É pesado. Seja qual for a interpretação é uma história de coisas que vão e não voltam mais, das vidas que vamos perdendo conforme vamos vivendo sucessivos verões, outonos e invernos, mas sem primaveras.
Minhas escolhas
Me sinto impelido a dividir em dois grupos: um literário e outro de consumo.
Antes vamos definir os dois grupos, certo? Já falei nisso quando escrevi sobre como classifico os textos pop e literários (ou eruditos) e expliquei que coloco os dois na mesma escala, ou seja, um texto pop é no máximo oito e o nove e dez ficam para o literário. Mas essa é uma classificação pessoal.
Em termos práticos considero dois tipos de literatura: um feito para ser lido com fluidez e o outro para ser milimetricamente desfiado, desembaralhado, esmiuçado pelo leitor.

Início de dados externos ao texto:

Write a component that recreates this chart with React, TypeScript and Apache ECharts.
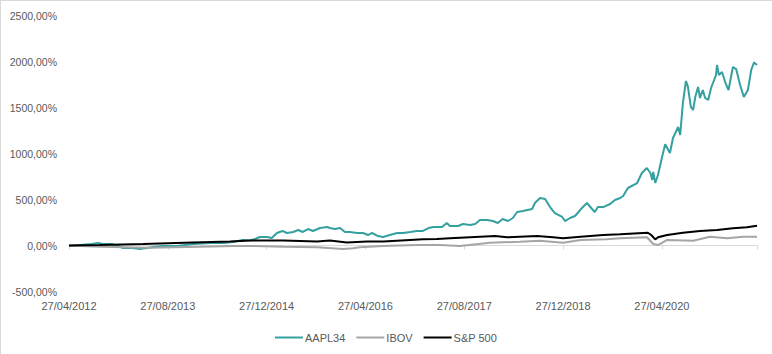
import React, { useEffect, useRef } from "react";
import * as echarts from "echarts";

const seriesNames = ["AAPL34", "IBOV", "S&P 500"];
const seriesColors = ["#34A0A0", "#A5A5A5", "#000000"];

const aaplDates = [
  "2012-04-27", "2012-06-20", "2012-08-18", "2012-09-17", "2012-10-12", "2012-11-25", "2012-12-26",
  "2013-01-18", "2013-03-05", "2013-04-11", "2013-05-16", "2013-06-14", "2013-08-03", "2013-10-12",
  "2013-12-29", "2014-03-24", "2014-05-26", "2014-07-14", "2014-09-01", "2014-10-06", "2014-10-31",
  "2014-11-24", "2014-12-29", "2015-01-22", "2015-02-17", "2015-03-14", "2015-04-05", "2015-05-06",
  "2015-05-30", "2015-06-23", "2015-07-18", "2015-08-12", "2015-09-16", "2015-10-21", "2015-11-04",
  "2015-11-29", "2015-12-24", "2016-01-17", "2016-02-11", "2016-03-17", "2016-04-15", "2016-05-10",
  "2016-05-29", "2016-06-28", "2016-07-23", "2016-08-26", "2016-10-01", "2016-10-30", "2016-12-04",
  "2017-01-07", "2017-02-06", "2017-03-03", "2017-03-28", "2017-05-09", "2017-06-02", "2017-06-17",
  "2017-07-27", "2017-08-21", "2017-09-25", "2017-10-20", "2017-11-13", "2017-12-18", "2018-01-16",
  "2018-02-10", "2018-03-03", "2018-03-30", "2018-04-23", "2018-05-14", "2018-06-12", "2018-07-27",
  "2018-08-10", "2018-09-05", "2018-09-30", "2018-10-24", "2018-11-17", "2018-12-23", "2019-01-06",
  "2019-01-31", "2019-02-25", "2019-03-12", "2019-03-29", "2019-04-23", "2019-05-18", "2019-06-01",
  "2019-06-16", "2019-07-12", "2019-08-15", "2019-09-09", "2019-10-04", "2019-10-19", "2019-11-12",
  "2019-12-27", "2020-01-20", "2020-02-14", "2020-03-01", "2020-03-10", "2020-03-15", "2020-03-25",
  "2020-04-08", "2020-04-28", "2020-05-13", "2020-06-06", "2020-06-21", "2020-07-16", "2020-07-26",
  "2020-08-09", "2020-08-24", "2020-09-03", "2020-09-18", "2020-09-29", "2020-10-09", "2020-10-23",
  "2020-11-02", "2020-11-16", "2020-11-27", "2020-12-12", "2020-12-26", "2021-01-20", "2021-01-25",
  "2021-02-04", "2021-02-19", "2021-03-06", "2021-03-21", "2021-04-12", "2021-04-28", "2021-05-17",
  "2021-06-05", "2021-06-25", "2021-07-11", "2021-07-25", "2021-08-09"
];
const aaplValues = [
  -5, 5, 16, 27, 16, 16, -5,
  -27, -27, -38, -27, -16, -5, -5,
  16, 27, 27, 38, 60, 55, 71,
  92, 92, 82, 136, 158, 136, 147,
  168, 147, 179, 158, 190, 201, 190,
  179, 190, 147, 147, 136, 136, 114,
  136, 103, 92, 114, 136, 136, 147,
  158, 158, 190, 201, 201, 245, 212,
  212, 234, 223, 234, 277, 277, 266,
  245, 288, 266, 299, 364, 375, 397,
  462, 516, 505, 418, 353, 310, 266,
  299, 321, 364, 408, 462, 397, 364,
  418, 418, 451, 495, 516, 538, 625,
  679, 788, 842, 788, 712, 799, 679,
  766, 962, 1100, 1005, 1168, 1288, 1201,
  1549, 1788, 1730, 1505, 1473, 1614, 1723,
  1603, 1690, 1603, 1582, 1712, 1853, 1962,
  1853, 1886, 1766, 1690, 1940, 1918, 1745,
  1614, 1690, 1908, 1990, 1962
];

const ibovDates = [
  "2012-04-27", "2012-09-27", "2013-05-30", "2014-02-02", "2014-07-14", "2014-10-06", "2015-03-19",
  "2015-09-01", "2016-01-08", "2016-02-26", "2016-03-31", "2016-07-23", "2017-01-07", "2017-04-29",
  "2017-08-06", "2018-01-02", "2018-05-27", "2018-09-05", "2018-12-27", "2019-03-22", "2019-07-30",
  "2019-10-04", "2020-02-14", "2020-03-15", "2020-04-08", "2020-05-23", "2020-09-29", "2020-12-21",
  "2021-03-14", "2021-06-01", "2021-08-09"
];
const ibovValues = [
  0, -13, -24, -13, -5, -5, -13,
  -20, -38, -30, -20, -5, 5, 5,
  -5, 30, 41, 52, 30, 60, 67,
  78, 89, 16, 5, 60, 52, 96,
  78, 96, 96
];

const spxDates = [
  "2012-04-27", "2012-09-27", "2013-04-27", "2013-12-29", "2014-06-29", "2014-10-06", "2015-03-19",
  "2015-09-01", "2015-11-04", "2016-01-27", "2016-05-05", "2016-07-23", "2016-12-04", "2017-02-06",
  "2017-04-14", "2017-06-17", "2017-09-25", "2018-01-27", "2018-03-25", "2018-08-20", "2018-11-08",
  "2018-12-27", "2019-03-22", "2019-07-12", "2019-10-04", "2020-02-19", "2020-03-05", "2020-03-25",
  "2020-04-08", "2020-05-23", "2020-08-09", "2020-11-02", "2021-01-25", "2021-04-12", "2021-06-20",
  "2021-08-09"
];
const spxValues = [
  0, 5, 16, 33, 43, 54, 54,
  43, 54, 33, 43, 43, 60, 67,
  71, 78, 89, 103, 89, 103, 89,
  78, 96, 114, 122, 139, 114, 67,
  89, 114, 139, 158, 168, 187, 198,
  215
];

const yTicks = { min: -500, max: 2500, step: 500 };
const tickMonths = 16;

// months elapsed since 27/04/2012
const monthIndex = (s: string) => {
  const [y, m, d] = s.split("-").map(Number);
  return (y - 2012) * 12 + (m - 4) + (d - 27) / 30.4;
};

const pad = (n: number) => (n < 10 ? "0" + n : "" + n);

const dateLabel = (v: number) => {
  const r = Math.round(v);
  if (Math.abs(v - r) > 1e-6 || r % tickMonths !== 0) return "";
  const total = 3 + r;
  const y = 2012 + Math.floor(total / 12);
  const mo = (total % 12) + 1;
  return `27/${pad(mo)}/${y}`;
};

const pctLabel = (v: number) => v.toFixed(2).replace(".", ",") + "%";

export default function App() {
  const ref = useRef<HTMLDivElement>(null);

  useEffect(() => {
    document.body.style.margin = "0";
    if (!ref.current) return;
    const chart = echarts.init(ref.current, undefined, { renderer: "svg" });
    const endM = monthIndex(aaplDates[aaplDates.length - 1]);
    const toPairs = (dates: string[], vals: number[]) => dates.map((d, i) => [monthIndex(d), vals[i]]);
    const font = "'Liberation Sans', Arial, sans-serif";

    chart.setOption({
      animation: false,
      backgroundColor: "#FFFFFF",
      textStyle: { fontFamily: font },
      grid: { left: 69, right: 15, top: 15.5, bottom: 62.5, containLabel: false },
      legend: {
        data: seriesNames,
        top: 327,
        left: "center",
        icon: "rect",
        itemWidth: 28,
        itemHeight: 2,
        itemGap: 11,
        textStyle: { color: "#595959", fontSize: 11, fontFamily: font, padding: [0, 0, 0, -3] },
      },
      xAxis: [
        {
          type: "value",
          min: 0,
          max: endM,
          interval: tickMonths,
          axisLine: { show: true, onZero: true, lineStyle: { color: "#D9D9D9", width: 1 } },
          axisTick: { show: true, length: 4, lineStyle: { color: "#D9D9D9" } },
          axisLabel: { show: false },
          splitLine: { show: false },
        },
        {
          type: "value",
          position: "bottom",
          min: 0,
          max: endM,
          interval: tickMonths,
          axisLine: { show: false, onZero: false },
          axisTick: { show: false },
          axisLabel: {
            show: true,
            formatter: dateLabel,
            showMaxLabel: false,
            color: "#595959",
            fontSize: 11,
            margin: 9,
            fontFamily: font,
          },
          splitLine: { show: false },
        },
      ],
      yAxis: {
        type: "value",
        min: yTicks.min,
        max: yTicks.max,
        interval: yTicks.step,
        axisLine: { show: false },
        axisTick: { show: false },
        splitLine: { show: false },
        axisLabel: { formatter: pctLabel, color: "#595959", fontSize: 10.5, margin: 12, fontFamily: font },
      },
      graphic: [
        { type: "line", shape: { x1: 0, y1: 0.5, x2: 772, y2: 0.5 }, style: { stroke: "#D9D9D9", lineWidth: 1 } },
        { type: "line", shape: { x1: 0.5, y1: 0, x2: 0.5, y2: 354 }, style: { stroke: "#D9D9D9", lineWidth: 1 } },
      ],
      series: [
        {
          name: seriesNames[0],
          type: "line",
          data: toPairs(aaplDates, aaplValues),
          showSymbol: false,
          color: seriesColors[0],
          lineStyle: { width: 2, color: seriesColors[0] },
        },
        {
          name: seriesNames[1],
          type: "line",
          data: toPairs(ibovDates, ibovValues),
          showSymbol: false,
          color: seriesColors[1],
          lineStyle: { width: 2, color: seriesColors[1] },
        },
        {
          name: seriesNames[2],
          type: "line",
          data: toPairs(spxDates, spxValues),
          showSymbol: false,
          color: seriesColors[2],
          lineStyle: { width: 2, color: seriesColors[2] },
        },
      ],
    });
    return () => chart.dispose();
  }, []);

  return <div ref={ref} style={{ width: 772, height: 354 }} />;
}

Tendo isso em mente eu ficaria com os seguintes para disputar os três primeiros lugares:
- Carvão sobre papel
- A Arte de Morrer ou Marta Díptero Braquícero
- O coelho branco
- O Verão
- Últimos minutos
- Reminiscências
Gostaria de colocar Entre duas gotas de chuva na lista ao lado do Últimos Minutos, mas desconfio que o meu julgamento pode estar influenciado por saber que Viviane Maurey é uma escritora eclética e amiga pessoal.
É claro, ainda, que essa é a minha opinião e que sou apenas um leitor voraz e eclético que vai de Machado de Assis, Antônio Torres e Shakespeare até John Green e Veronica Roth e não uma autoridade em literatura. Todos os vinte finalistas tem grandes qualidades e podem conquistar os três primeiros lugares.
Marquei os três premiados colocando ao colocação entre parênteses no final da minha nano resenha.